La Communauté internationale, plus particulièrement les partenaires techniques et financiers du Sénégal, semblent ignorer les cris d’orfraie. Et pour cause ! Le 30 novembre 2018, à Bruxelles, l’Union européenne et la Banque mondiale ont décidé de soutenir le Pap 2. Les ambassadeurs des 14 pays de l’Union européenne à Dakar ont rencontré le ministre de l’Economie, des finances et du plan du Sénégal, Amadou Ba, pour l’assurer de leur engagement à appuyer le Sénégal dans sa politique de recherche de financement. Ainsi, une convention de financement pour un montant de 491 milliards de francs Cfa a été signée séance tenante. Le ministre de l’Economie, des finances et du plan a aussi présidé la cérémonie de signature du Document de Stratégie conjointe européenne pour le Sénégal 2018-2023. Mieux, l’Union européenne (UE) prévoit d’allonger son financement pour 500 autres milliards de francs Cfa à l’occasion de la réunion du Groupe consultatif. La Banque européenne d’investissement a eu aussi à annoncer aux autorités sénégalaises sa volonté de miser sur le PSE. La Banque mondiale qui, lors du Groupe consultatif de février 2014, s’était engagée à participer pour 500 milliards aux financements des projets du PSE, a suivi la cadence et a rallongé son enveloppe jusqu’à injecter quelque 1000 milliards de francs Cfa dans la phase 1 du PSE. Cette même Banque mondiale, suivant les appréciations positives de son président Jim Yong Kim sur les progrès économiques du Sénégal, a accordé, le mois dernier, un appui budgétaire de quelque 300 millions de dollars. La Banque mondiale se propose de faire mieux.
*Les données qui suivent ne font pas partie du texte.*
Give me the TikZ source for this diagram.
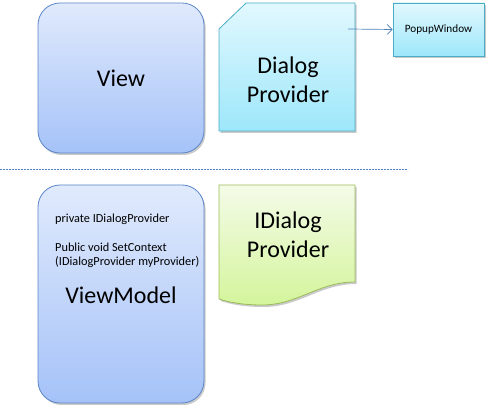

La même consigne est de rigueur auprès de la Banque arabe pour le développement économique de l’Afrique (Badea), de la Banque islamique de développement (Bid) et du Fonds saoudien, toutes institutions financières internationales démarchées par le Sénégal dans le cadre de la préparation du prochain Groupe consultatif. La Bid, faudrait-il le rappeler, a investi les quatre dernières années au Sénégal, plus qu’elle n’a jamais eu à le faire durant quarante ans de coopération avec le Sénégal. La Banque africaine de développement ne sera pas en reste. L’Agence française de développement s’est engagée, le 5 décembre dernier à son siège à Paris, à appuyer davantage le Pse. On se rappelle que la France avait promis au Groupe consultatif de 2014 de contribuer pour 282 milliards de francs Cfa. En définitive, la France a déboursé au profit du Sénégal quelque 1000 milliards de francs Cfa durant le Pap 1.
* Ce titre m’a été inspiré par un article de Abdou Salam Kane (Asak) titré : «Rendez-vous au Quai Conti.» Le 22 octobre 1996, le Président Abdou Diouf était invité pour s’adresser aux députés français au Palais Bourbon. Ses opposants, dirigés par Abdoulaye Wade, étaient dans la rue pour le houspiller. Non sans humour, Asak donnait rendez-vous à Wade et compagnie au Quai Conti, siège de l’Académie française, pour trancher un débat sémantique.